* **EXERCISE REQUIREMENTS**:
Write out each entry again. Keep every word exactly as it is.

* **GIVEN DATA**:

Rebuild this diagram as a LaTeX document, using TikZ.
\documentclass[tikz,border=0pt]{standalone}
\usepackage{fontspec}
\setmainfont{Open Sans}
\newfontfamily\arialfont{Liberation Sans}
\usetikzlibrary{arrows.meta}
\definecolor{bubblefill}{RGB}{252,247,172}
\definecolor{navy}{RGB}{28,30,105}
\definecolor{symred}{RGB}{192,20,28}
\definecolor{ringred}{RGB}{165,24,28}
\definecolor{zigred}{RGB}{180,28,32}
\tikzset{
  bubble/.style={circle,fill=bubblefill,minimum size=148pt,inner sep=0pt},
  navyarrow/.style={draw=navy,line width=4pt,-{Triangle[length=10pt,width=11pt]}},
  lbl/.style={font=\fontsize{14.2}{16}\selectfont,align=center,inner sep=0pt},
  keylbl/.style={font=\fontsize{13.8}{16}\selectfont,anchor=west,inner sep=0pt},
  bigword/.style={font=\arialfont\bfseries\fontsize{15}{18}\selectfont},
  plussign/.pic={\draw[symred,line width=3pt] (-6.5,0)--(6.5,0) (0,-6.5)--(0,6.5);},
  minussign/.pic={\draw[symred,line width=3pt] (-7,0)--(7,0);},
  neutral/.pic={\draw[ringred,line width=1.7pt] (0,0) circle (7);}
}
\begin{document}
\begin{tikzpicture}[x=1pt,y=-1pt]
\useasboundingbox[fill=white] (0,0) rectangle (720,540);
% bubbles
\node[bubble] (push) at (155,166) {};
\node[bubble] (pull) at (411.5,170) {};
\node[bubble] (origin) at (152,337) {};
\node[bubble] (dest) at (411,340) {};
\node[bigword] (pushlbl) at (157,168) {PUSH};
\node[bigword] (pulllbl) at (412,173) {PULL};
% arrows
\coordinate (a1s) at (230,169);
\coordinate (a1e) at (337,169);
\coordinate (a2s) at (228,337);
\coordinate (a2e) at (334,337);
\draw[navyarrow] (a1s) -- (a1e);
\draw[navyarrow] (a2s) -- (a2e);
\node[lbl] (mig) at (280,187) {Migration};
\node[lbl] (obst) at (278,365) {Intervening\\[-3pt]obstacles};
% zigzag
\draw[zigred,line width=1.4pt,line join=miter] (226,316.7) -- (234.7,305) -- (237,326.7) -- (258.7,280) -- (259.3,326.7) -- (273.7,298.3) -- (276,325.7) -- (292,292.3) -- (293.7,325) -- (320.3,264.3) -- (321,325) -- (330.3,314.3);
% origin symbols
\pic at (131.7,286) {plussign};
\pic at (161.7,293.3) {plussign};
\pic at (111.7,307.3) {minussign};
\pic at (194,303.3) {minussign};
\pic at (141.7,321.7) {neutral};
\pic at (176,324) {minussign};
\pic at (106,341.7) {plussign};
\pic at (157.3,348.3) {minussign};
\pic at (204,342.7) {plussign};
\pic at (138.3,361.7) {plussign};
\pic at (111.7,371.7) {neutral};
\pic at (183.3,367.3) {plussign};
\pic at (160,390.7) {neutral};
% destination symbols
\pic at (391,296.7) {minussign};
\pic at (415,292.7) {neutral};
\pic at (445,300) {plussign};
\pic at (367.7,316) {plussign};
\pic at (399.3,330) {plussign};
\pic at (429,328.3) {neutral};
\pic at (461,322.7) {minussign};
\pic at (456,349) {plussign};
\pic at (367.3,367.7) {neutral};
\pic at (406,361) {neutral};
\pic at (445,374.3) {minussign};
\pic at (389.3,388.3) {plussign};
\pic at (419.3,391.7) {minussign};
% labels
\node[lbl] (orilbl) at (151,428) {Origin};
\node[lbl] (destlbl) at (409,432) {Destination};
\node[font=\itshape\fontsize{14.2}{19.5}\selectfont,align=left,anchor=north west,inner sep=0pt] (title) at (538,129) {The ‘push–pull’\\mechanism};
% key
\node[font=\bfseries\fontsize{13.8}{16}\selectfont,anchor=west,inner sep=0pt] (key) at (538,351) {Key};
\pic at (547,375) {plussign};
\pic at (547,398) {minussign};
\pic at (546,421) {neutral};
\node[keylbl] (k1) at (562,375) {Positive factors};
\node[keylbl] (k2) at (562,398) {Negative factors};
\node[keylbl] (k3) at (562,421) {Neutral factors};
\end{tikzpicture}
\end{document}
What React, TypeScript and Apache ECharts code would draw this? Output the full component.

* **WRITTEN REPLY**:
Rebuild this diagram as a LaTeX document, using TikZ.
\documentclass[tikz,border=0pt]{standalone}
\usepackage{fontspec}
\setmainfont{Open Sans}
\newfontfamily\arialfont{Liberation Sans}
\usetikzlibrary{arrows.meta}
\definecolor{bubblefill}{RGB}{252,247,172}
\definecolor{navy}{RGB}{28,30,105}
\definecolor{symred}{RGB}{192,20,28}
\definecolor{ringred}{RGB}{165,24,28}
\definecolor{zigred}{RGB}{180,28,32}
\tikzset{
  bubble/.style={circle,fill=bubblefill,minimum size=148pt,inner sep=0pt},
  navyarrow/.style={draw=navy,line width=4pt,-{Triangle[length=10pt,width=11pt]}},
  lbl/.style={font=\fontsize{14.2}{16}\selectfont,align=center,inner sep=0pt},
  keylbl/.style={font=\fontsize{13.8}{16}\selectfont,anchor=west,inner sep=0pt},
  bigword/.style={font=\arialfont\bfseries\fontsize{15}{18}\selectfont},
  plussign/.pic={\draw[symred,line width=3pt] (-6.5,0)--(6.5,0) (0,-6.5)--(0,6.5);},
  minussign/.pic={\draw[symred,line width=3pt] (-7,0)--(7,0);},
  neutral/.pic={\draw[ringred,line width=1.7pt] (0,0) circle (7);}
}
\begin{document}
\begin{tikzpicture}[x=1pt,y=-1pt]
\useasboundingbox[fill=white] (0,0) rectangle (720,540);
% bubbles
\node[bubble] (push) at (155,166) {};
\node[bubble] (pull) at (411.5,170) {};
\node[bubble] (origin) at (152,337) {};
\node[bubble] (dest) at (411,340) {};
\node[bigword] (pushlbl) at (157,168) {PUSH};
\node[bigword] (pulllbl) at (412,173) {PULL};
% arrows
\coordinate (a1s) at (230,169);
\coordinate (a1e) at (337,169);
\coordinate (a2s) at (228,337);
\coordinate (a2e) at (334,337);
\draw[navyarrow] (a1s) -- (a1e);
\draw[navyarrow] (a2s) -- (a2e);
\node[lbl] (mig) at (280,187) {Migration};
\node[lbl] (obst) at (278,365) {Intervening\\[-3pt]obstacles};
% zigzag
\draw[zigred,line width=1.4pt,line join=miter] (226,316.7) -- (234.7,305) -- (237,326.7) -- (258.7,280) -- (259.3,326.7) -- (273.7,298.3) -- (276,325.7) -- (292,292.3) -- (293.7,325) -- (320.3,264.3) -- (321,325) -- (330.3,314.3);
% origin symbols
\pic at (131.7,286) {plussign};
\pic at (161.7,293.3) {plussign};
\pic at (111.7,307.3) {minussign};
\pic at (194,303.3) {minussign};
\pic at (141.7,321.7) {neutral};
\pic at (176,324) {minussign};
\pic at (106,341.7) {plussign};
\pic at (157.3,348.3) {minussign};
\pic at (204,342.7) {plussign};
\pic at (138.3,361.7) {plussign};
\pic at (111.7,371.7) {neutral};
\pic at (183.3,367.3) {plussign};
\pic at (160,390.7) {neutral};
% destination symbols
\pic at (391,296.7) {minussign};
\pic at (415,292.7) {neutral};
\pic at (445,300) {plussign};
\pic at (367.7,316) {plussign};
\pic at (399.3,330) {plussign};
\pic at (429,328.3) {neutral};
\pic at (461,322.7) {minussign};
\pic at (456,349) {plussign};
\pic at (367.3,367.7) {neutral};
\pic at (406,361) {neutral};
\pic at (445,374.3) {minussign};
\pic at (389.3,388.3) {plussign};
\pic at (419.3,391.7) {minussign};
% labels
\node[lbl] (orilbl) at (151,428) {Origin};
\node[lbl] (destlbl) at (409,432) {Destination};
\node[font=\itshape\fontsize{14.2}{19.5}\selectfont,align=left,anchor=north west,inner sep=0pt] (title) at (538,129) {The ‘push–pull’\\mechanism};
% key
\node[font=\bfseries\fontsize{13.8}{16}\selectfont,anchor=west,inner sep=0pt] (key) at (538,351) {Key};
\pic at (547,375) {plussign};
\pic at (547,398) {minussign};
\pic at (546,421) {neutral};
\node[keylbl] (k1) at (562,375) {Positive factors};
\node[keylbl] (k2) at (562,398) {Negative factors};
\node[keylbl] (k3) at (562,421) {Neutral factors};
\end{tikzpicture}
\end{document}
What React, TypeScript and Apache ECharts code would draw this? Output the full component.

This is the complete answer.